Work to be completed: Take the lines of the data below from the very first through the line containing "fig = go.Figure()" and output them exactly, pictures excluded.

Supplied records:

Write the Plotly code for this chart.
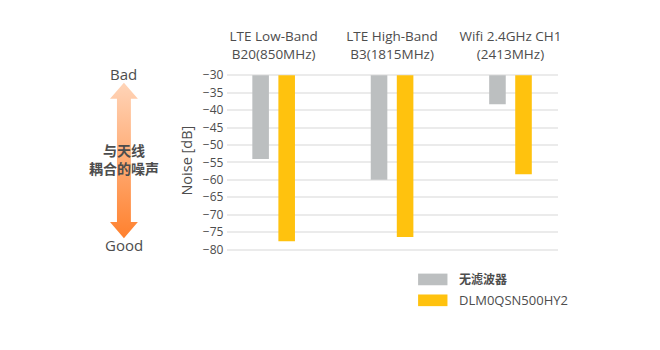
import plotly.graph_objects as go

# Measured noise coupled into the antenna, per band (dB)
bands = ["LTE Low-Band<br>B20(850MHz)", "LTE High-Band<br>B3(1815MHz)", "Wifi 2.4GHz CH1<br>(2413MHz)"]
series_names = ["无滤波器", "DLM0QSN500HY2"]
noise_no_filter = [-54.0, -60.0, -38.3]
noise_with_filter = [-77.6, -76.4, -58.4]
y_ticks = [-30, -35, -40, -45, -50, -55, -60, -65, -70, -75, -80]
baseline = -30

colors = ["#bcbfc0", "#ffc20e"]
text_color = "#4d4d4d"
font_family = "Open Sans, Noto Sans CJK SC, sans-serif"

W, H = 660, 350
xs = list(range(len(bands)))

fig = go.Figure()

# Bars hang down from the -30 dB baseline
for name, vals, col, off in [
    (series_names[0], noise_no_filter, colors[0], -0.18),
    (series_names[1], noise_with_filter, colors[1], 0.04),
]:
    fig.add_trace(go.Bar(
        x=xs, y=[v - baseline for v in vals], base=baseline,
        width=0.14, offset=off, name=name,
        marker=dict(color=col, line=dict(width=0)),
        showlegend=False, xaxis="x", yaxis="y",
    ))

# Double-headed gradient arrow (Bad -> Good) on a pixel-space overlay axis
cx, top, bot = 124.5, 80, 240
hw, sw, hh = 14, 7, 16.5
ax = [cx, cx + hw, cx + sw, cx + sw, cx + hw, cx, cx - hw, cx - sw, cx - sw, cx - hw, cx]
ay = [top, top + hh, top + hh, bot - hh, bot - hh, bot, bot - hh, bot - hh, top + hh, top + hh, top]
fig.add_trace(go.Scatter(
    x=ax, y=ay, mode="lines", fill="toself", line=dict(width=0),
    fillgradient=dict(type="vertical", start=top, stop=bot,
                      colorscale=[[0, "#ffd3b6"], [1, "#ff7d28"]]),
    xaxis="x2", yaxis="y2", showlegend=False, hoverinfo="skip",
))

annotations = [
    dict(x=cx, y=71, text="Bad", font=dict(size=15)),
    dict(x=cx, y=247.5, text="Good", font=dict(size=15)),
    dict(x=cx, y=159.5, text="<b>与天线</b><br><b>耦合的噪声</b>", font=dict(size=14)),
    dict(x=187, y=160, text="Noise [dB]", textangle=-90, font=dict(size=14.5)),
]

# Legend drawn as wide swatches with labels
shapes = []
for i, (name, col) in enumerate(zip(series_names, colors)):
    yc = 282.5 + i * 21.5
    shapes.append(dict(type="rect", xref="x2", yref="y2", x0=420, x1=449.5,
                       y0=yc - 6, y1=yc + 6, fillcolor=col, line=dict(width=0)))
    label = f"<b>{name}</b>" if i == 0 else name
    annotations.append(dict(x=459, y=yc, text=label, xanchor="left",
                            font=dict(size=13 if i else 12)))

for a in annotations:
    a.setdefault("xanchor", "center")
    a.update(xref="x2", yref="y2", showarrow=False, yanchor="middle")
    a["font"] = dict(family=font_family, color=text_color, **a["font"])

fig.update_layout(
    width=W, height=H,
    margin=dict(l=0, r=0, t=0, b=0),
    paper_bgcolor="white", plot_bgcolor="rgba(0,0,0,0)",
    barmode="overlay",
    font=dict(family=font_family, color=text_color, size=12),
    xaxis=dict(
        domain=[228.5 / W, 561 / W], range=[-0.39, 2.405],
        side="top", tickmode="array", tickvals=xs, ticktext=bands,
        showgrid=False, zeroline=False, showline=False, ticks="",
        tickfont=dict(size=13.5, color=text_color), ticklabelstandoff=9,
    ),
    yaxis=dict(
        domain=[1 - 255.3 / H, 1 - 68.7 / H], range=[-81, -29],
        tickmode="array", tickvals=y_ticks,
        showgrid=True, gridcolor="#ebebeb", gridwidth=2,
        zeroline=False, showline=False, ticks="",
        tickfont=dict(size=12, color=text_color), ticklabelstandoff=3,
    ),
    xaxis2=dict(domain=[0, 1], range=[0, W], visible=False, fixedrange=True,
                anchor="y2"),
    yaxis2=dict(domain=[0, 1], range=[H, 0], visible=False, fixedrange=True,
                anchor="x2"),
    annotations=annotations,
    shapes=shapes,
)

fig.write_html("out.html")
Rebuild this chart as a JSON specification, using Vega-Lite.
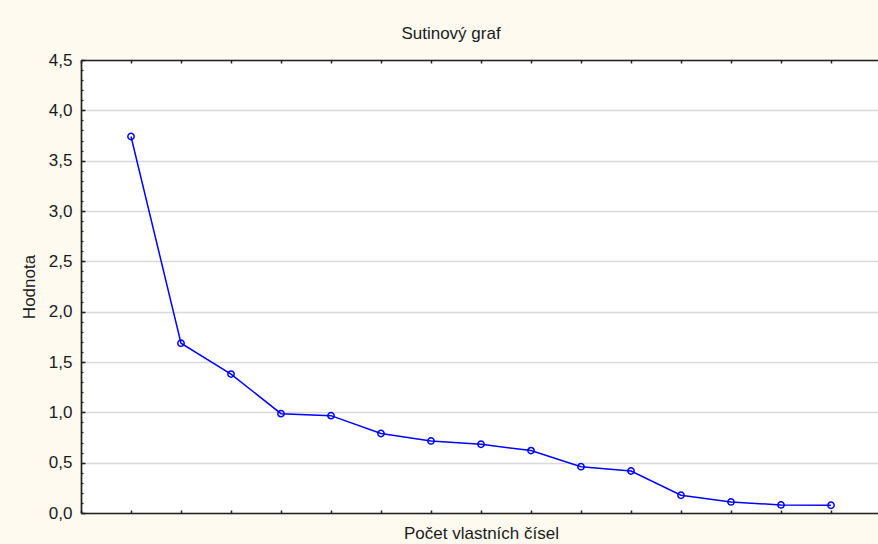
{
  "$schema": "https://vega.github.io/schema/vega-lite/v6.json",
  "width": 800,
  "height": 453,
  "autosize": {"type": "none"},
  "padding": {"left": 81, "top": 60, "right": 0, "bottom": 31},
  "background": "#FEFAF0",
  "config": {
    "view": {"fill": "white", "stroke": null},
    "font": "Liberation Sans",
    "axis": {
      "labelFont": "Liberation Sans",
      "titleFont": "Liberation Sans",
      "labelColor": "#1a1a1a",
      "titleColor": "#1a1a1a",
      "labelFontSize": 17,
      "titleFontSize": 17,
      "titleFontWeight": "normal",
      "domainColor": "#222222",
      "tickColor": "#222222",
      "domainWidth": 1.7,
      "tickWidth": 1.5
    }
  },
  "title": {
    "text": "Sutinový graf",
    "fontSize": 17,
    "fontWeight": "normal",
    "font": "Liberation Sans",
    "color": "#1a1a1a",
    "anchor": "middle",
    "frame": "group",
    "baseline": "alphabetic",
    "offset": 19,
    "dx": -30,
    "dy": 24
  },
  "data": {
    "values": [
      {"n": 1, "v": 3.74},
      {"n": 2, "v": 1.687},
      {"n": 3, "v": 1.38},
      {"n": 4, "v": 0.987},
      {"n": 5, "v": 0.967},
      {"n": 6, "v": 0.79},
      {"n": 7, "v": 0.716},
      {"n": 8, "v": 0.683},
      {"n": 9, "v": 0.62},
      {"n": 10, "v": 0.46},
      {"n": 11, "v": 0.417},
      {"n": 12, "v": 0.176},
      {"n": 13, "v": 0.11},
      {"n": 14, "v": 0.08},
      {"n": 15, "v": 0.077}
    ]
  },
  "layer": [
    {
      "mark": {"type": "line", "color": "#0000FF", "strokeWidth": 1.5},
      "encoding": {
        "x": {
          "field": "n",
          "type": "quantitative",
          "scale": {"domain": [0, 16], "nice": false, "zero": false},
          "axis": {
            "orient": "bottom",
            "title": "Počet vlastních čísel",
            "labels": false,
            "grid": false,
            "values": [0, 1, 2, 3, 4, 5, 6, 7, 8, 9, 10, 11, 12, 13, 14, 15, 16],
            "tickSize": -3,
            "titleBaseline": "alphabetic",
            "titlePadding": 25
          }
        },
        "y": {
          "field": "v",
          "type": "quantitative",
          "scale": {"domain": [0, 4.5], "nice": false},
          "axis": {
            "orient": "left",
            "title": "Hodnota",
            "values": [0, 0.5, 1, 1.5, 2, 2.5, 3, 3.5, 4, 4.5],
            "format": ".1f",
            "formatType": "number",
            "labelExpr": "replace(datum.label, '.', ',')",
            "grid": true,
            "gridColor": "#d9d9d9",
            "gridWidth": 1.5,
            "tickSize": -4,
            "labelPadding": 13,
            "titlePadding": 10
          }
        }
      }
    },
    {
      "mark": {"type": "point", "color": "#0000FF", "filled": false, "size": 40, "strokeWidth": 1.5, "opacity": 1},
      "encoding": {
        "x": {
          "field": "n",
          "type": "quantitative",
          "scale": {"domain": [0, 16], "nice": false, "zero": false},
          "axis": {
            "orient": "top",
            "title": null,
            "labels": false,
            "grid": false,
            "values": [0, 1, 2, 3, 4, 5, 6, 7, 8, 9, 10, 11, 12, 13, 14, 15, 16],
            "tickSize": -3
          }
        },
        "y": {
          "field": "v",
          "type": "quantitative",
          "scale": {"domain": [0, 4.5], "nice": false},
          "axis": {
            "orient": "left",
            "title": null,
            "labels": false,
            "grid": false,
            "domain": false,
            "tickCount": 45,
            "tickSize": -2,
            "tickWidth": 1.2
          }
        }
      }
    }
  ],
  "resolve": {"axis": {"x": "independent", "y": "independent"}}
}
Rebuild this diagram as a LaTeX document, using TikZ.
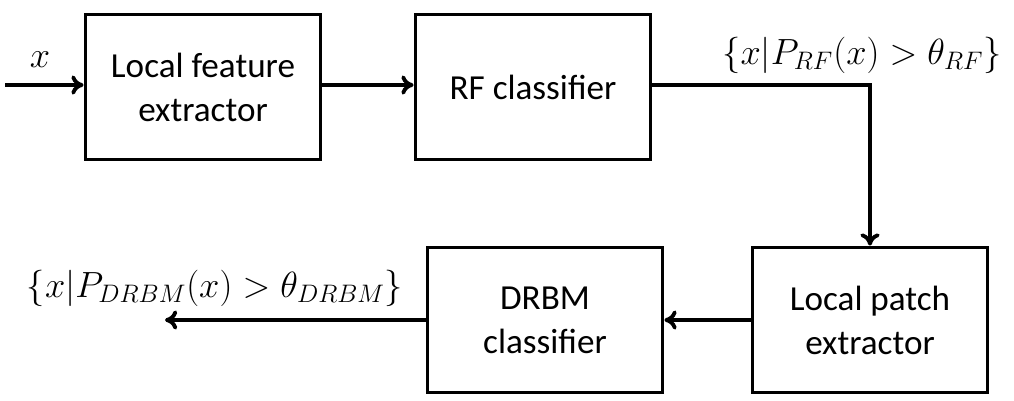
\documentclass[tikz,border=0pt]{standalone}
\usepackage{fontspec}
\setmainfont{Carlito}
\usepackage{tikz}
\usetikzlibrary{positioning,arrows.meta}
\begin{document}
\begin{tikzpicture}[x=0.02cm,y=-0.02cm]
  \tikzset{
    block/.style={draw, line width=2.2pt, minimum width=4.7cm, minimum height=2.9cm, align=center, font=\fontsize{20}{25}\selectfont},
    flow/.style={-{To[length=7pt,width=11pt]}, line width=2.2pt},
    lbl/.style={font=\fontsize{21.5}{26}\selectfont}
  }
  \useasboundingbox (0,0) rectangle (1014,400);

  % Blocks
  \node[block] (feat) at (203,87) {Local feature\\extractor};
  \node[block] (rf) at (533,87) {RF classifier};
  \node[block] (patch) at (870,320) {Local patch\\extractor};
  \node[block] (drbm) at (545,320) {DRBM\\classifier};

  % Free ends
  \coordinate (in) at (5,85);
  \coordinate (out) at (165,320);
  \coordinate (turn) at (870,85);

  % Connectors
  \draw[flow] (in) -- (feat.west |- in);
  \draw[flow] (feat.east |- in) -- (rf.west |- in);
  \draw[flow] (rf.east |- turn) -- (turn) -- (patch.north);
  \draw[flow] (patch.west) -- (drbm.east);
  \draw[flow] (drbm.west) -- (out);

  % Labels
  \node[lbl] (xlbl) at (40,60) {$x$};
  \node[lbl] (rflbl) at (862,55) {$\{x|P_{RF}(x) > \theta_{RF}\}$};
  \node[lbl] (drbmlbl) at (215,288) {$\{x|P_{DRBM}(x) > \theta_{DRBM}\}$};
\end{tikzpicture}
\end{document}
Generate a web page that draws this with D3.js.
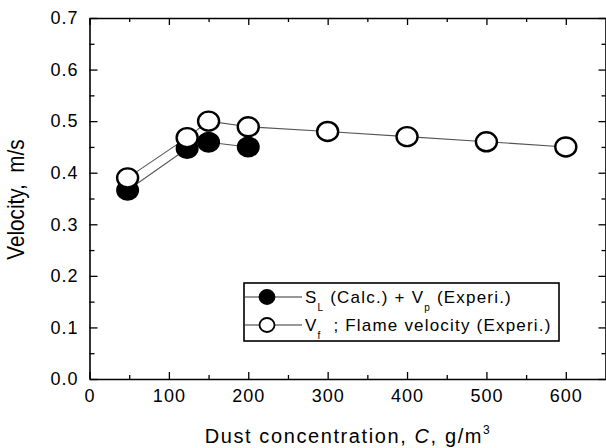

Result of the task:
Write the Plotly code for this chart.
import plotly.graph_objects as go

# Measured noise coupled into the antenna, per band (dB)
bands = ["LTE Low-Band<br>B20(850MHz)", "LTE High-Band<br>B3(1815MHz)", "Wifi 2.4GHz CH1<br>(2413MHz)"]
series_names = ["无滤波器", "DLM0QSN500HY2"]
noise_no_filter = [-54.0, -60.0, -38.3]
noise_with_filter = [-77.6, -76.4, -58.4]
y_ticks = [-30, -35, -40, -45, -50, -55, -60, -65, -70, -75, -80]
baseline = -30

colors = ["#bcbfc0", "#ffc20e"]
text_color = "#4d4d4d"
font_family = "Open Sans, Noto Sans CJK SC, sans-serif"

W, H = 660, 350
xs = list(range(len(bands)))

fig = go.Figure()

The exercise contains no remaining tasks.